Unless you’ve been living under a rock for the past couple of years, you will have undoubtedly heard blockchain technology touted as the panacea for all the shortcomings of today’s financial markets. The sheer number of blockchain ventures in the market has now reached a breaking point – the space is now so fragmented and flooded with hundreds of small to mid-size technology players that it is inevitable many of these will not survive.
You only need to look at the early days of the internet to draw a comparison – many of the web companies active then are now obsolete and long forgotten. If this technology is to be applied successfully to financial markets we need collaboration, not fragmentation.
Spending millions of dollars to explore the use of blockchain is both a daunting and risky task for a single bank to take on alone. Blindly investing in small, disparate technology projects is not the solution. Joining collaborative initiatives with other banks to pool expertise and resources and develop industry-standard solutions in the appropriate approach.
This is particularly pertinent to blockchain-inspired technology, as by its very nature its impact is dependent on a network effect, which can only be achieved through an industry-wide collaborative effort. Effective development of this technology is highly dependent on collaboration among banks and the deployment of a common, inclusive platform on which they can interact.
If developed in the appropriate manner, the potential for this technology is huge.

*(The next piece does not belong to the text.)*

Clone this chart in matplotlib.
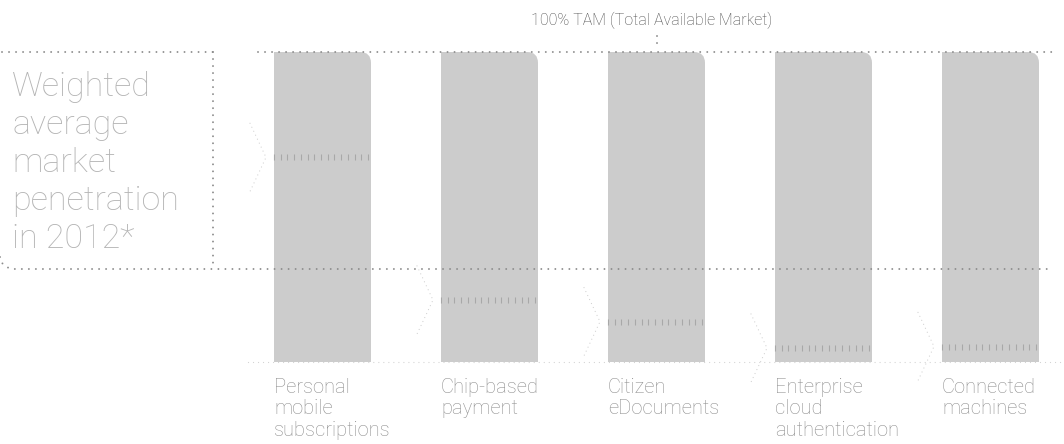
import matplotlib
matplotlib.use("Agg")
import matplotlib.pyplot as plt
from matplotlib.path import Path
from matplotlib.patches import PathPatch
import numpy as np

categories = ["Personal\nmobile\nsubscriptions", "Chip-based\npayment",
              "Citizen\neDocuments", "Enterprise\ncloud\nauthentication",
              "Connected\nmachines"]
tam = [100, 100, 100, 100, 100]
penetration = [66, 20, 13, 4.5, 5]
weighted_avg = 30

W, H = 1064, 444
fig = plt.figure(figsize=(W / 100, H / 100), dpi=100)
ax = fig.add_axes([0, 0, 1, 1])

# pixel layout: bar centres 167px apart, 100% at y=52px, 0% at y=362px
step = 167.0
x0 = 322.5
ppy = 100.0 / 310
ax.set_xlim(-x0 / step, (W - x0) / step)
ax.set_ylim(-(H - 362) * ppy, 100 + 52 * ppy)
ax.axis("off")

def px(x):
    return (x - x0) / step

def py(y):
    return (362 - y) * ppy

bw = 97 / step
rx, ry = 11 / step, 11 * ppy
bar_c = "#cccccc"
dot_c = "#8c8c8c"
faint = "#d0d0d0"

for i, (t, p) in enumerate(zip(tam, penetration)):
    l, r = i - bw / 2, i + bw / 2
    verts = [(l, 0), (r, 0), (r, t - ry), (r, t), (r - rx, t), (l, t), (l, 0)]
    codes = [Path.MOVETO, Path.LINETO, Path.LINETO, Path.CURVE3, Path.CURVE3,
             Path.LINETO, Path.CLOSEPOLY]
    ax.add_patch(PathPatch(Path(verts, codes), fc=bar_c, ec="none", zorder=1))
    # penetration marker
    xs = np.linspace(l, l + 94 / step, 15)
    ax.plot(xs, [p] * len(xs), ls="none", marker="|", ms=4.5, mew=0.8,
            color="#a8a8a8", zorder=3)
    # faint chevron pointing at the marker
    ax.plot([l - 24 / step, l - 8 / step, l - 24 / step],
            [p + 11, p, p - 11], color=faint, lw=0.9,
            ls=(0, (0.01, 3.5)), dash_capstyle="round", zorder=2)
    ax.text(l, py(378), categories[i], ha="left", va="top", fontsize=14.5,
            color="#8e8e8e", family="Roboto", weight="light", linespacing=1.15)

dots = dict(color=dot_c, lw=1.4, ls=(0, (0.01, 3.6)), dash_capstyle="round",
            zorder=4)

# 100% TAM line
ax.plot([px(2), px(215)], [100, 100], **dots)
ax.plot([px(258), px(1053)], [100, 100], **dots)
ax.plot([2, 2], [py(36), py(50)], **dots)
ax.text(px(652), py(20), "100% TAM (Total Available Market)", ha="center",
        va="center", fontsize=11.5, color="#4a4a4a", family="Roboto",
        weight="light")

# weighted average box
ax.plot([px(213), px(213)], [100, weighted_avg], **dots)
t = np.linspace(0, np.pi / 2, 8)
cx = px(15) - (px(15) - px(0)) * np.cos(t)
cy = weighted_avg + (py(257) - weighted_avg) * (1 - np.sin(t))
ax.plot(list(cx) + [px(1053)], list(cy) + [weighted_avg], **dots)
ax.text(px(12), py(71), "Weighted\naverage\nmarket\npenetration\nin 2012*",
        ha="left", va="top", fontsize=24.5, color="#b4b4b4", family="Roboto",
        weight="light", linespacing=1.24)

# baseline
ax.plot([px(248), px(1064)], [0, 0], color=faint, lw=0.9,
        ls=(0, (0.01, 4)), dash_capstyle="round", zorder=0)

fig.savefig("out.png", dpi=100)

As a 30-year veteran in the e-trading space, I’ve seen first-hand how advances in electronic trading technology have dramatically slashed operating costs related to brokerage and execution; but in today’s markets, the spotlight is shining directly on the outdated systems and processes that have prevented the modernization of the middle- and back-office functions.

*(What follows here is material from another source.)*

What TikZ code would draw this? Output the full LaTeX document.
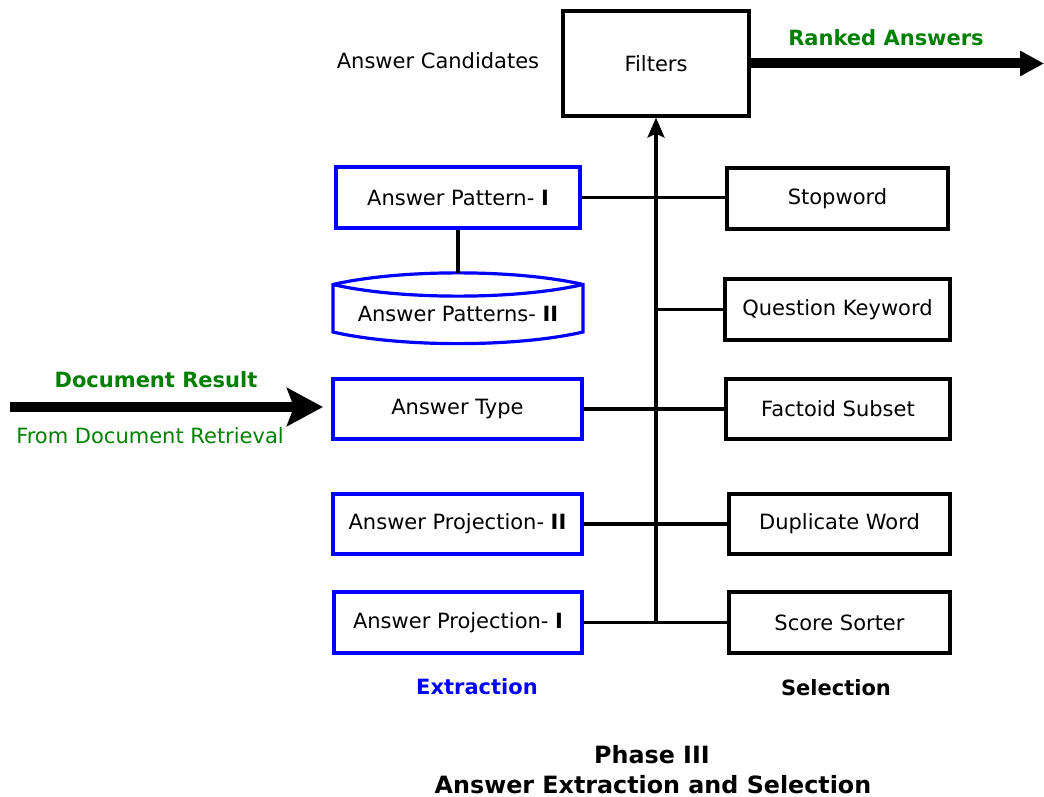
\documentclass[tikz,border=0pt]{standalone}
\usepackage{fontspec}
\setmainfont{DejaVu Sans}
\usetikzlibrary{arrows.meta}
\definecolor{dgreen}{RGB}{0,128,0}
\definecolor{eblue}{RGB}{0,0,255}
\begin{document}
\begin{tikzpicture}[x=1pt,y=-1pt,
  every node/.style={font=\fontsize{21}{24}\selectfont, inner sep=0pt},
  sbox/.style={draw=black, line width=3.2pt, fill=white},
  ebox/.style={draw=eblue, line width=3.2pt, fill=white},
  conn/.style={line width=3.2pt, draw=black},
  lbl/.style={font=\fontsize{21}{24}\selectfont\bfseries},
  ttl/.style={font=\fontsize{23.8}{28}\selectfont\bfseries, anchor=base}
]
\useasboundingbox (0,0) rectangle (1044,797);

% selection boxes
\node[sbox, minimum width=186pt, minimum height=105pt] (filters) at (656,63.5) {Filters};
\node[sbox, minimum width=221pt, minimum height=61pt] (stop) at (837.5,198.5) {Stopword};
\node[sbox, minimum width=225pt, minimum height=61pt] (qk) at (837.5,309.5) {Question Keyword};
\node[sbox, minimum width=224pt, minimum height=60pt] (fact) at (838,409) {Factoid Subset};
\node[sbox, minimum width=221pt, minimum height=60pt] (dup) at (839.5,524) {Duplicate Word};
\node[sbox, minimum width=221pt, minimum height=61pt] (score) at (839.5,622.5) {Score Sorter};

% extraction boxes
\node[ebox, minimum width=244pt, minimum height=61pt] (pat1) at (458,197.5) {Answer Pattern- \textbf{I}};
\node[ebox, minimum width=249pt, minimum height=60pt] (atype) at (457.5,409) {Answer Type};
\node[ebox, minimum width=249pt, minimum height=60pt] (proj2) at (457.5,524) {Answer Projection- \textbf{II}};
\node[ebox, minimum width=248pt, minimum height=61pt] (proj1) at (458,622.5) {Answer Projection- \textbf{I}};

% storage shape
\draw[eblue, line width=3.2pt, fill=white]
  (333,284.5) .. controls (400,269) and (516,269) .. (583,284.5)
  -- (583,332) .. controls (516,347.5) and (400,347.5) .. (333,332) -- cycle;
\draw[eblue, line width=3.2pt]
  (333,284.5) .. controls (400,300) and (516,300) .. (583,284.5);
\node (pat2) at (458,314) {Answer Patterns- \textbf{II}};
\coordinate (pat2top) at (458,272.5);

% connectors
\coordinate (junc) at (656,622.5);
\coordinate (qkj) at (656,309.5);
\draw[conn] (pat1.south) -- (pat2top);
\draw[conn] (pat1.east) -- (pat1.east -| stop.west);
\draw[conn] (qk.west) -- (qkj);
\draw[conn] (atype.east) -- (fact.west);
\draw[conn] (proj2.east) -- (dup.west);
\draw[conn] (proj1.east) -- (score.west);
\draw[conn, -{Stealth[length=20pt,width=17pt,inset=4pt]}] (junc) -- (filters.south);

% big arrows
\coordinate (docstart) at (10,407);
\coordinate (docend) at (323,407);
\coordinate (rankend) at (1044,63.5);
\draw[line width=10pt, -{Stealth[length=36pt,width=38pt,inset=7pt]}] (docstart) -- (docend);
\draw[line width=10pt, -{Triangle[length=24pt,width=24pt]}] (filters.east) -- (rankend);

% labels
\node (cand) at (438,61) {Answer Candidates};
\node[lbl, text=dgreen] (ranked) at (886,38) {Ranked Answers};
\node[lbl, text=dgreen] (docres) at (156,380) {Document Result};
\node[text=dgreen] (fromdoc) at (150,436) {From Document Retrieval};
\node[lbl, text=eblue] (extr) at (477,687) {Extraction};
\node[lbl] (sel) at (836,688) {Selection};
\node[ttl] (title1) at (652,763.5) {Phase III};
\node[ttl] (title2) at (653,793) {Answer Extraction and Selection};
\end{tikzpicture}
\end{document}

Taking the necessary action to improve efficiency of spending and resourcing on functions such as reconciliation and post-trade reporting is now at the top of the agenda for every forward-thinking COO.
By enabling the industry to move from duplicated and inconsistent isolated systems of record held at each firm and to cloud-based systems with shared data, business logic and processing, blockchain-inspired technology will facilitate mutualized and consistent middle- and back-office systems that assure that one firm’s view is identical to its counterparts’ view. Moving to the cloud will allow firms to start decommissioning expensive elements of their bespoke infrastructure, break down silos and significantly reduce costs.
Distributed and shared ledger technology protects privacy, replacing many human processes with software; enhances security due to its distributed nature and the use of advanced cryptography; and allows the industry to reduce the costs caused by redundant and non-proprietary processes and shared services.
The application of this technology to finance holds the key to releasing banks and other financial institutions from the technological binds in which they find themselves after years of unstructured investment in multiple generations of expensive legacy middle- and back-office technology. It is now crucial they do not make the same investment mistakes again.
In the wake of the financial crisis of 2008, banks slashed operating costs just to keep their heads above the water. While undoubtedly still challenging, today’s market is very different; managing costs effectively doesn’t necessarily mean cutting costs, it means finding ways to spend your budget more intelligently.
Considered investment in effective and focused collaborative ventures between banks will deliver a future where financial agreements are recorded in the cloud and automatically managed without error, where any qualified actor can transact seamlessly for any contractual purpose without friction.
Markets will move toward models in which parties to financial agreements record them once and collaborate to maintain accurate, shared records of these agreements. Duplications, reconciliations, failed matches and breaks will be things of the past.
Banks are standing on the brink of a brighter future that promises radically reduced costs and massive increases in efficiency – and it starts with collaboration and intelligent fintech investment.